Kevin Feldheim, of the University of Illinois at Chicago, is in charge of the team's DNA sampling. "We use a leather punch," he says, "all I need for the genetic work is a little hole from the fin."

The tiny DNA samples have proven to be a valuable tool for lemon shark research, but initially the genetic code was a tough one to crack. "Sharks' DNA structure is pretty resistant to mutation," Gruber explained, "more so than fishes or humans or plants. Maybe this is why they're cancer-resistant, or why species last for millions of years. We don't know. That's speculation."

What they were able to determine, after several years of painstaking research, was a unique genetic fingerprint for each shark. Feldheim used a genetic marker, called microsatellites, to solve the DNA puzzle.

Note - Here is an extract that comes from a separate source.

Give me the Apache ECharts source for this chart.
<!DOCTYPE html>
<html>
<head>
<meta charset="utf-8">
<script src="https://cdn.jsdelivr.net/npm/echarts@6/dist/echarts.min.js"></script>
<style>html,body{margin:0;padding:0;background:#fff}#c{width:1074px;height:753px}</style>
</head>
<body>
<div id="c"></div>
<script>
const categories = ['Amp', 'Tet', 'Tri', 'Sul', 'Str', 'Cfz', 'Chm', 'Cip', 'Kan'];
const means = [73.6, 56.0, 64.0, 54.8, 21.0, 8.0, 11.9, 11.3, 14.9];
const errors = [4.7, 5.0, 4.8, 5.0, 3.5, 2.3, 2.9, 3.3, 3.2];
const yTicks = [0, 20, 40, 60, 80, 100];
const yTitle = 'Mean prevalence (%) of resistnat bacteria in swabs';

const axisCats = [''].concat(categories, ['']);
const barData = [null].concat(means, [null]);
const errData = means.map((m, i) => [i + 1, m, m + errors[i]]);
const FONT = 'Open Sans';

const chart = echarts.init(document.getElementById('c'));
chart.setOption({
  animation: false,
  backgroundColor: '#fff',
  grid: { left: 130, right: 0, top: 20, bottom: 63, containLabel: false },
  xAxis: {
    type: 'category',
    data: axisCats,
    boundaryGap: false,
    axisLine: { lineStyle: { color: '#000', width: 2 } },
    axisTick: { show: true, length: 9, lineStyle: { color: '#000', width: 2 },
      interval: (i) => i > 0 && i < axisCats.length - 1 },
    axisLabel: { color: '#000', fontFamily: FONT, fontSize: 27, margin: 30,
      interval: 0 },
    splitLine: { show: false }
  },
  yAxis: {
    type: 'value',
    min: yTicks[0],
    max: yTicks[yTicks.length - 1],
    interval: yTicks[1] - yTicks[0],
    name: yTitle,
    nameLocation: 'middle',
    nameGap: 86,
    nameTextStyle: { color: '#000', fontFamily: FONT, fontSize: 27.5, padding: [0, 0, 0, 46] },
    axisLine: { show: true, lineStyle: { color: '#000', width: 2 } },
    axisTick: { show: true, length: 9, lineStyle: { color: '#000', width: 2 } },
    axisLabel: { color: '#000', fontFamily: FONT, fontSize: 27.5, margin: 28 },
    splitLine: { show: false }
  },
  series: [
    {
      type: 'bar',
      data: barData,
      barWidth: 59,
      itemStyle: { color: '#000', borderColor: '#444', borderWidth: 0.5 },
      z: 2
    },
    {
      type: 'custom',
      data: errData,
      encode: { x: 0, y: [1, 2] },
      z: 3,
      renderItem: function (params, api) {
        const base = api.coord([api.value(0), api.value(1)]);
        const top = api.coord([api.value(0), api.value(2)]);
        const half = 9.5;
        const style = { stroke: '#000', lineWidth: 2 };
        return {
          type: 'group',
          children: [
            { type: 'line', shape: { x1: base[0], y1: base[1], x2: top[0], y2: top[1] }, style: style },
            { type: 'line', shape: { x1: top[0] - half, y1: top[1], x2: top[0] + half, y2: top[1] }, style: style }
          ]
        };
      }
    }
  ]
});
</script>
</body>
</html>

Female Sharks Return to the Lagoon on a Two-Year Cycle

The DNA breakthrough allowed Gruber's team to determine the parents of each juvenile shark. With this information, they confirmed several hypotheses that were based on Gruber's long experience of tagging, recapturing, and observing the sharks. One is that female lemon sharks return to the same nursery to give birth. The other was that female lemon sharks breed on a two-year cycle, giving birth every other year.

Although genetic work provided hard proof of several of Gruber's hypotheses, it also raised a sticky problem: "With a fish like salmon there are enough numbers that return to the same place to keep a diverse genetic pool," he said. "But with the sharks you don't have the numbers, so with these returning, long-living animals in small populations there should be inbreeding in this population like you couldn't believe—yet the negative results of inbreeding weren't there."

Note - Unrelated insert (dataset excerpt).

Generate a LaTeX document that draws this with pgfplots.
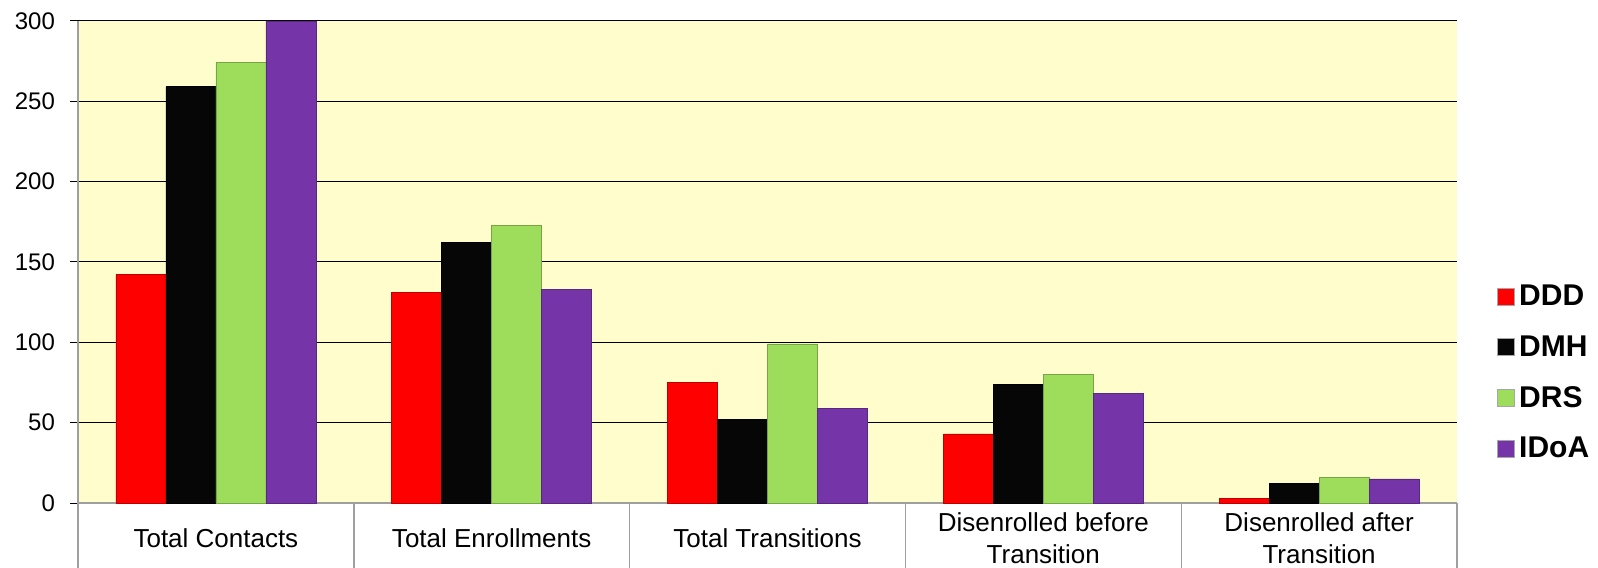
\documentclass[border=0pt]{standalone}
\usepackage{fontspec}
\setmainfont{Liberation Sans}
\usepackage{pgfplots}
\pgfplotsset{compat=1.18}
\usetikzlibrary{calc}
\definecolor{bgyellow}{HTML}{FFFDCC}
\definecolor{cDDD}{HTML}{FF0000}
\definecolor{cDMH}{HTML}{060606}
\definecolor{cDRS}{HTML}{9EDC5C}
\definecolor{cIDoA}{HTML}{7535A8}

\begin{document}
\begin{tikzpicture}
\begin{axis}[
  name=ax,
  scale only axis,
  width=689.5pt, height=241pt,
  clip=false,
  ybar=0pt, bar width=25pt,
  xmin=-0.5, xmax=4.5,
  ymin=0, ymax=300,
  ytick={0,50,...,300},
  xtick={0,1,2,3,4},
  xticklabels={Total Contacts, Total Enrollments, Total Transitions,
    {Disenrolled before\\Transition}, {Disenrolled after\\Transition}},
  xtick style={draw=none},
  axis x line*=bottom, axis y line*=left,
  axis line style={-, draw=gray!75, line width=0.8pt},
  tick align=outside, major tick length=4pt,
  ytick style={draw=black, line width=0.5pt},
  ymajorgrids, grid style={black, line width=0.5pt},
  axis background/.style={fill=bgyellow},
  /pgf/number format/assume math mode=true,
  yticklabel style={font=\fontsize{12}{14}\selectfont, xshift=-4pt},
  xticklabel style={font=\fontsize{13}{16}\selectfont, align=center,
    anchor=center, yshift=-13.5pt},
  legend style={at={(1,0.27)}, anchor=west, xshift=20pt, draw=none, fill=none,
    font=\bfseries\fontsize{15}{17}\selectfont, row sep=9.5pt, inner sep=0pt,
    cells={anchor=west}},
  legend image code/.code={\draw[#1, draw=gray!70] (0pt,-4.25pt) rectangle (8.5pt,4.25pt);},
]
\addplot[fill=cDDD, draw=cDDD!75!black] coordinates {(0,142) (1,131) (2,75) (3,43) (4,3)};
\addplot[fill=cDMH, draw=black] coordinates {(0,259) (1,162) (2,52) (3,74) (4,12)};
\addplot[fill=cDRS, draw=cDRS!75!black] coordinates {(0,274) (1,173) (2,99) (3,80) (4,16)};
\addplot[fill=cIDoA, draw=cIDoA!75!black] coordinates {(0,300) (1,133) (2,59) (3,68) (4,15)};
\legend{DDD, DMH, DRS, IDoA}
% separators of the category cells below the axis
\pgfplotsinvokeforeach{-0.5,0.5,1.5,2.5,3.5,4.5}{
  \draw[gray!75, line width=0.7pt] (axis cs:#1,0) -- ++(0pt,-40pt);
}
\end{axis}
\pgfresetboundingbox
\path[use as bounding box] ($(ax.south west)+(-39pt,-32pt)$) rectangle ($(ax.north east)+(70.5pt,10.5pt)$);
\end{tikzpicture}
\end{document}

The answer was once again confirmed in the DNA lab, by a genetic examination of the parents of some 900 young sharks. "Usually for males, we see them as parents only once, and not again, although the females we see returning to Bimini every other year." So while the mother sharks are homing to the same nursing grounds, roving males ensure that the population remains genetically diverse.

Although the Bimini population is genetically varied, it's dependent on a surprisingly small number of female sharks. The team was able to reliably estimate the year of birth for 735 young sharks in the sample. Of those, nearly all—708—could be assigned to one of 45 adult females. "When we realized just how few females contribute to this population, we become even more careful with them when we do capture them for study," says Feldheim.

As the study of Bimini's lemon sharks continues, more important discoveries lie on the horizon. "What we're really interested in seeing now through long-term tagging," said Feldheim, "is whether or not individuals born at Bimini actually return to their own birthplace to give birth like salmon do." Such a discovery could have large repercussions for shark management in the area (and elsewhere). The data that solves that puzzle should become available in the next few years, as the young sharks sampled in the mid-1990s begin to reach reproductive age and continue the sharks' cycle of life.